On 25 November 1934, the Romanian authorities finally banned Vyzvolennia, along with other organisations linked to the PCR, through an order of the commander of the Second Army. Forced underground, the party disbanded later that year. Nevertheless, according to Ukrainian scholar M.I. Ivanesko, the organisation played a pivotal role in creating a pro-communist current among Ukrainians in Bukovina. This shift contributed to the failure of the nationalist UNP in the 1937 Romanian general election, despite its alignment with a government-led bloc.

==Ideology and relations with other parties==
Vyzvolennia was associated throughout its existence with the Worker-Peasant Bloc.
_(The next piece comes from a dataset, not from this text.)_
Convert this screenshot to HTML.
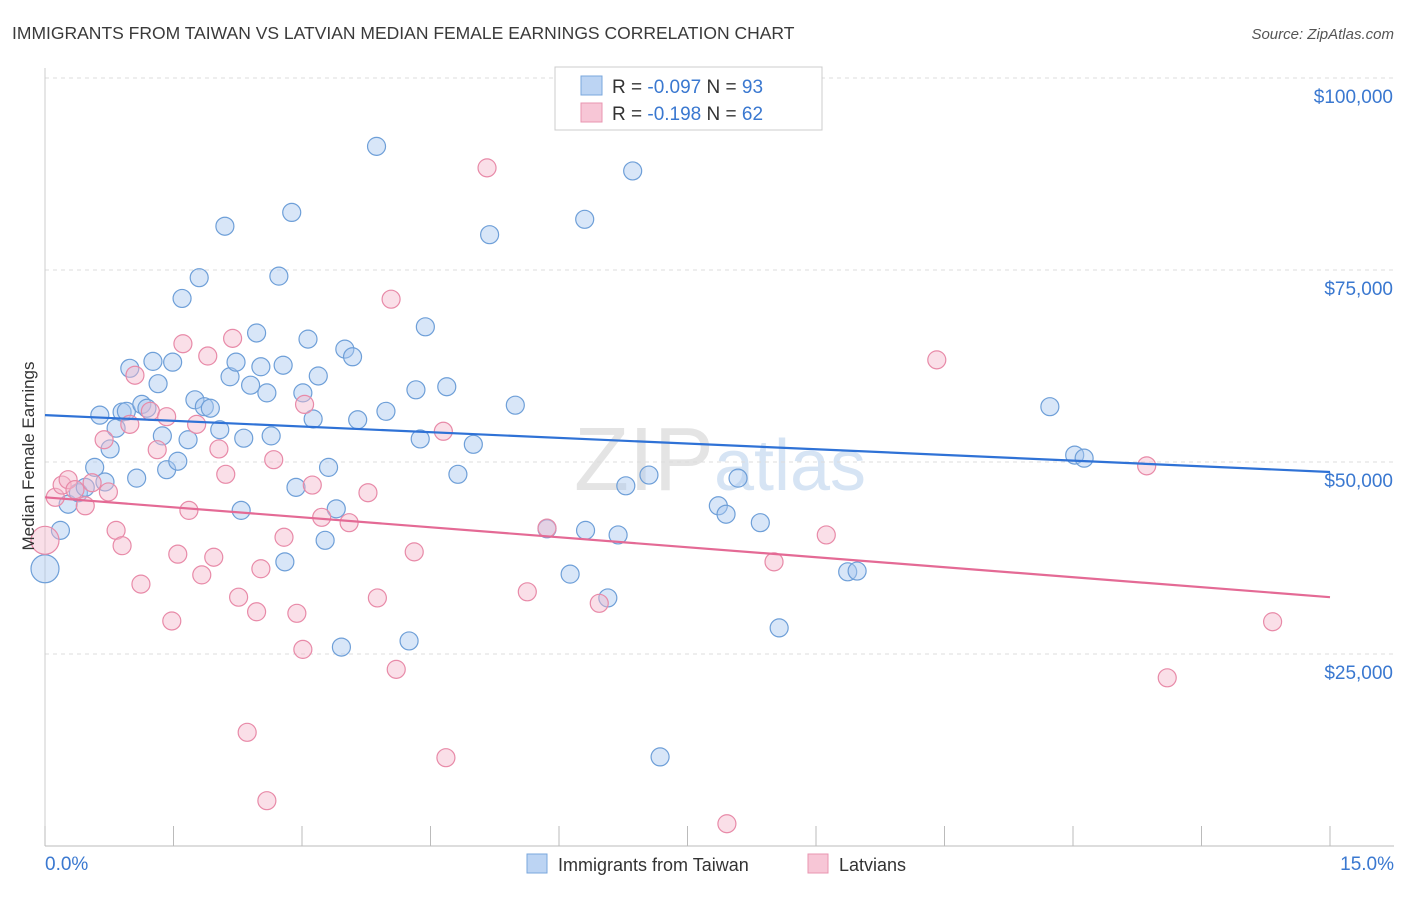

Although it did not identify itself as a communist party, its objectives aligned closely with leftist ideologies. It called for the nationalisation of industries and banks, land redistribution from landlords and the church to peasants, the implementation of a seven-hour workday, and the cancellation of peasant debts. Vyzvolennia also championed cultural and linguistic rights for Ukrainians, criticising Romanianisation policies and demanding the establishment of Ukrainian-language schools in Bukovina. The ultimate objective was the social and national liberation of Bukovina through its unification with Soviet Ukraine, and the party press promoted a positive view of Soviet realities. Nevertheless, the party’s rhetoric underscored the need for solidarity among all of Romania’s working people, regardless of ethnicity, as the only path to liberation from exploitation. In early 1930, Vyzvolennias press praised the PCR as the only party reflecting the fundamental interest of the working class and the poor peasants. By December 1931, the party's programme had become largely aligned with that of the PCR, with additional points addressing Bukovina's specific needs and the situation of minorities in the region. While continuing to advocate for Bukovina’s union with the Soviet Union, the organisation denounced Romania’s tax policies, which it claimed had devastated the local economy. It also criticised the agrarian reform, arguing that women were excluded from receiving land and that much of the redistributed land had been given to wealthy peasants, gendarmes, Romanian bureaucrats, and colonists. To broaden its support base, Vyzvolennia sought to attract Hutsuls, who had been severely affected by the collapse of the local wood-processing industry during the Great Depression. The organisation also targeted youth through an anti-militarist message, aiming to rally them to the party’s cause.

The party was highly critical of the National Peasants' Party government, accusing it of fostering paramilitary groups such as the Voinici and Chemăriști, modelled after Italian fascist Blackshirts, of enabling the Vlad Țepeș League and the Iron Guard, and of suppressing workers’ political and professional organisations. Vyzvolennia also condemned the nationalist Ukrainian National Party (UNP) for its collaboration with the government, including its support for tax hikes and the continued state of siege in Ukrainian regions, which the party viewed as direct insults to the Ukrainian people. The UNP was further criticised for its declarations of loyalty to a government that, in Vyzvolennia’s view, perpetuated the exploitation and oppression of Ukrainians. Similarly, the Romanian Social Democrats (PSD) were accused of betraying minority interests by aligning with the government’s stance on Ukrainian schools, effectively delaying their establishment while existing ones faced encroachment and Romanianisation. The PSD was also accused of denouncing Ukrainian revolutionary activists to the authorities. Vyzvolennias critique extended to Ukrainian nationalist newspapers such as Chas, Ridny Krai, and Khliborobska Pratsa, accusing them of opportunism and pandering to whoever paid them better. Highlighting what it saw as the dangers of nationalism, Vyzvolennia condemned the attack by Ukrainian nationalist students on a Jewish temple in Șipeniț as evidence of the shared chauvinistic and fascist tendencies among nationalist movements.